If you do not care about statistic from host and guests,, storages and do not need CT scheduling then pvestatd plus rrdcached is good for disabling too...
If you do not want a WebUI or API then you may just disable and stop it too.
If you do not use ZFS the zed service can be kicked out too...

And to my unsolved question, which of these are the cpu hogs.

IMHO, the ain't real cpu hogs – while not all of them are optimized either and are in perl, sure.
But, I really guess that you suffer from latency spikes not missing cpu time, which are two different things.

As a programmer I think some optimization could be in place here.

As we're open source you can always not only do this yourself but also upstream it and thus make the project better for everyone, if you have great ideas here :)

As you got a new kernel (4.10 vs 4.4) with quite a few changes in them it also could have changed scheduling against your specifics usecases favor.

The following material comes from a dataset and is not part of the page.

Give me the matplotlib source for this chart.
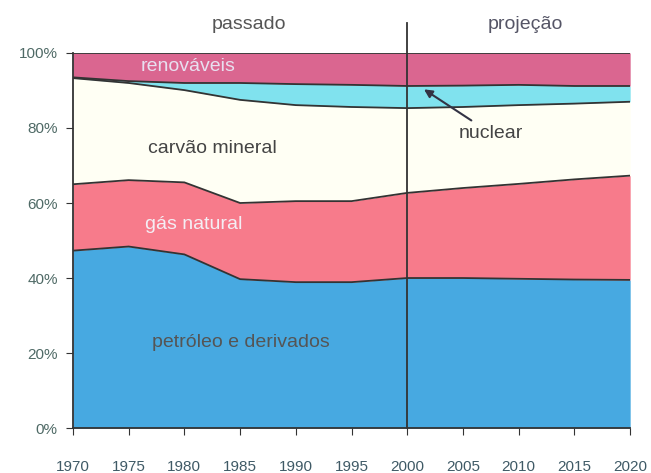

That all said, where does the streaming process run, in a VM or CT?
 
Hi Thomas.

Moved my streaming software (LogitechMediaServer) from proxmox to run locally.
Only using the SMB on proxmox now.
Kicked out the ZFS service.

This is very acceptable now. Proxmox is at great product, just wandering what the upgrade
causes these radical changes to my structure.

/Thanks Michael.
 
Hi Michael,

Moved my streaming software (LogitechMediaServer) from proxmox to run locally.
Only using the SMB on proxmox now.
Kicked out the ZFS service.

OK, pvesr.timer / service could be disabled too, in your setup. It sounds the most reasonable culprit here, its new and starts "often" perfect to cause new small latency spikes :)

This is very acceptable now. Proxmox is at great product, just wandering what the upgrade
causes these radical changes to my structure.

Glad you could work around it. If there's a reproducible regression we will naturally try to investigate, but on a major upgrade a lot of the underlying software stack changes, so some new (problematic) corner cases can be introduced which often are hard to reproduce or so special that nobody finds them straight away.